First of all, you really shouldn't
ever SELECT *
Second, this can probably be
accomplished within a single query,
thus reducing the overhead cost of
multiple queries. It seems like it
is getting fairly trivial data so
it could be retrieved within a
single call instead of 20.
A better approach to using IN might be to use a JOIN with a WHERE condition instead. When using an IN it will basically be a lot of OR statements.
Your tbl_tag_relations should definitely have an index on tag_id
select *
from tbl_news, tbl_tag_relations
where
tbl_tag_relations.tag_id = 20 and
tbl_news.news_id = tbl_tag_relations.news_id
limit 20
I think this gives the same results, but I'm not 100% sure. Sometimes simply limiting the results helps.

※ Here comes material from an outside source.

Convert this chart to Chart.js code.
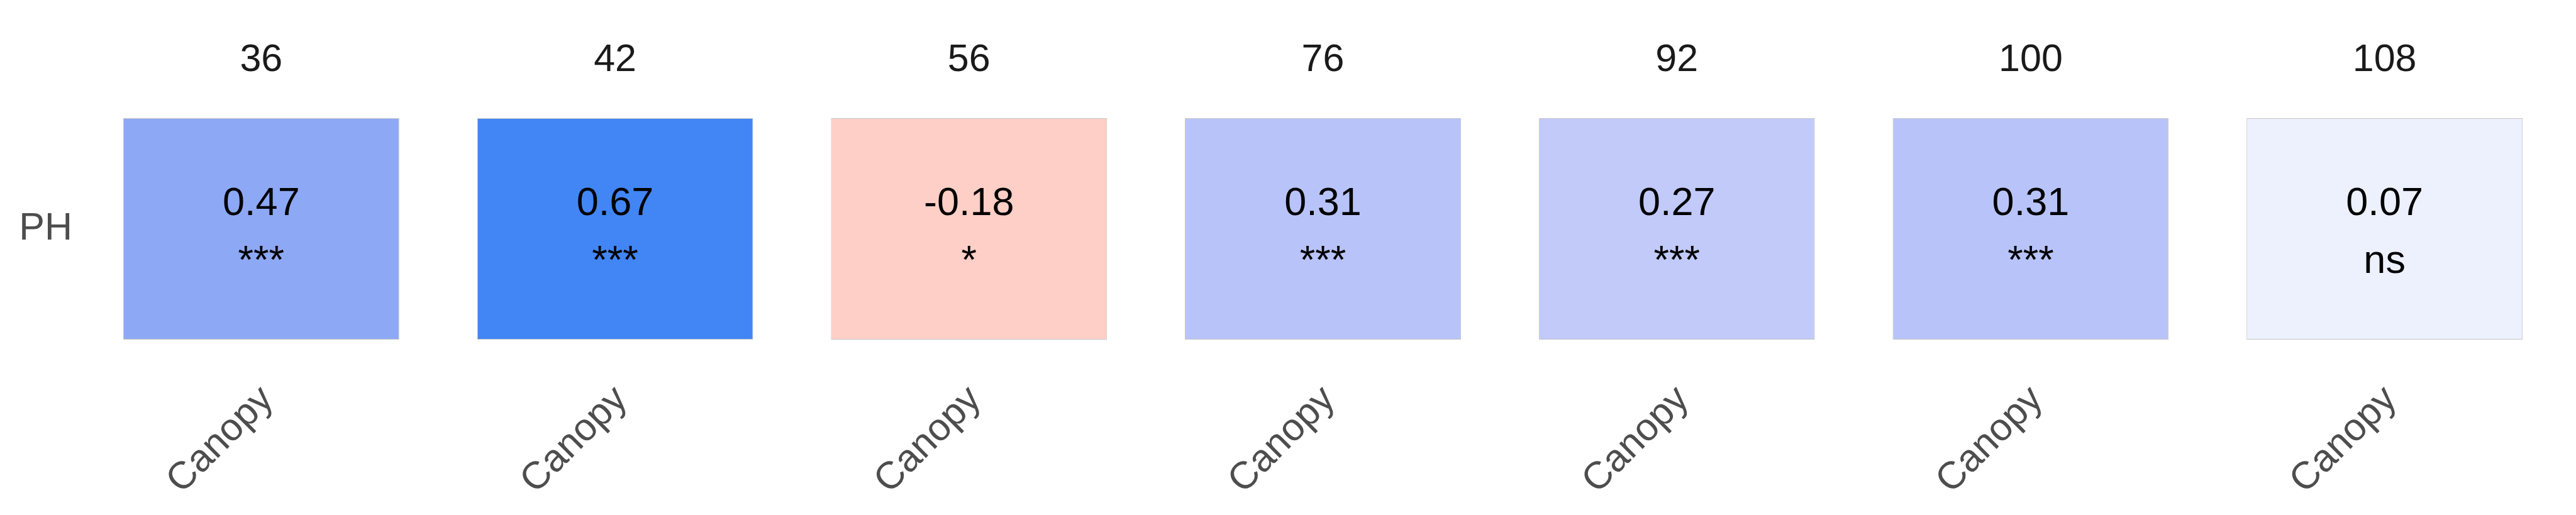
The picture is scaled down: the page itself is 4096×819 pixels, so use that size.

Unfortunately MySQL doesn't do very well with uncorrelated subqueries like your case shows. The plan is basically saying that for every row on the outer query, the inner query will be performed. This will get out of hand quickly. Rewriting as a plain old join as others have mentioned will work around the problem but may then cause the undesired affect of duplicate rows.
For instance the original query would return 1 row for each qualifying row in the tbl_news table but this query:
SELECT news_id, name, blah
FROM tbl_news n
JOIN tbl_tag_relations r ON r.news_id = n.news_id
WHERE r.tag_id IN (20,21,22)
would return 1 row for each matching tag. You could stick DISTINCT on there which should only have a minimal performance impact depending on the size of the dataset.
Not to troll too badly, but most other databases (PostgreSQL, Firebird, Microsoft, Oracle, DB2, etc) would handle the original query as an efficient semi-join. Personally I find the subquery syntax to be much more readable and easier to write, especially for larger queries.